Six Fordham University HIV and Drug Abuse Prevention Research Ethics Training Institute (RETI) fellows recently published articles in a special issue of the most recent issue of Ethics & Behavior. The special issue – guest edited by RETI and Fordham University Center for Ethics Education Director Dr. Celia B. Fisher – highlights ethical issues in the responsible conduct of HIV research.
In the introductory article, Dr. Fisher discusses enhancing the responsible conduct of sexual health prevention research across global and local contexts, and the need for training in evidence-based research ethics, specifically discussing the work of the RETI, and the ethical framework guiding Institute training.
The six articles in this special issue take different approaches to exploring various dimensions of sexual health prevention research ethics. The topics selected for study drew from the Institute fellows’ own experiences confronting ethical challenges in the conduct of HIV, HPV, and drug use risk research involving socially marginalized populations globally and locally.
All articles describe how they employed processes of co-learning to give voice to the experiences, perspectives, and values of individuals who have or will participate in the fellows’ prevention research studies. In beginning, during the difficult work of matching an interview format and questions to population needs, each author drew on the wisdom of community advisory boards comprised of former research participants, research and professional staff, and community advocates. The community advisory boards helped tailor recruitment, informed consent, and data collection procedures that were respectful, informative, and relevant to the lives of each specific participant population.

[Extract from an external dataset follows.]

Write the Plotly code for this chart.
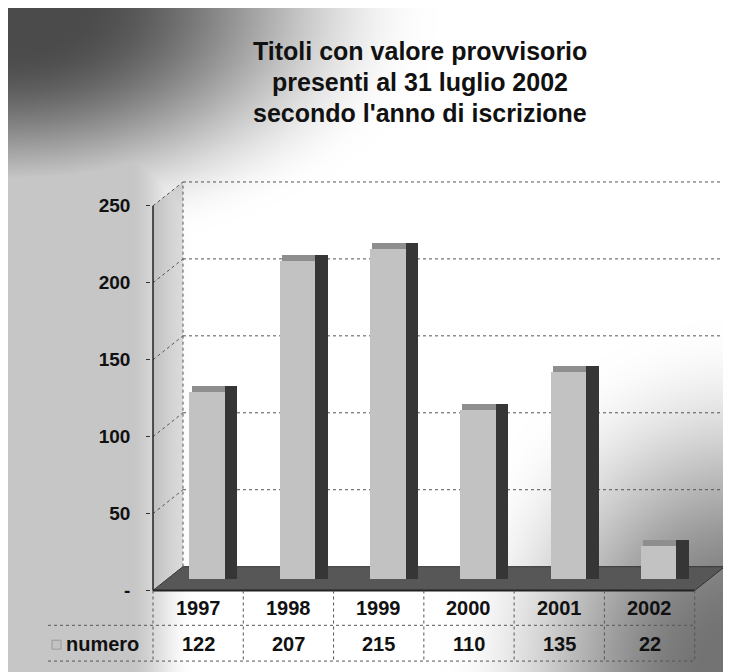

RETI Cohort 1 Fellow Dr. Michelle Broaddus contributed to the special issue, along with Cohort 2 Fellows Drs. Brandon Brown, Tania Basta, Shira Goldenberg, Thomas Guadamuz, and Santander Universities Scholarship recipient Charmaine Thokoane. Several of the fellows co-wrote their articles with their RETI faculty mentor.
“As illuminated in these articles, the knowledge required to meet these obligations includes understanding the cultural lens through which participants view their research experiences and the ability and willingness to construct research methods and ethical practices fitted to their research needs and the social and legal context in which they live,” Dr. Fisher explains in her article.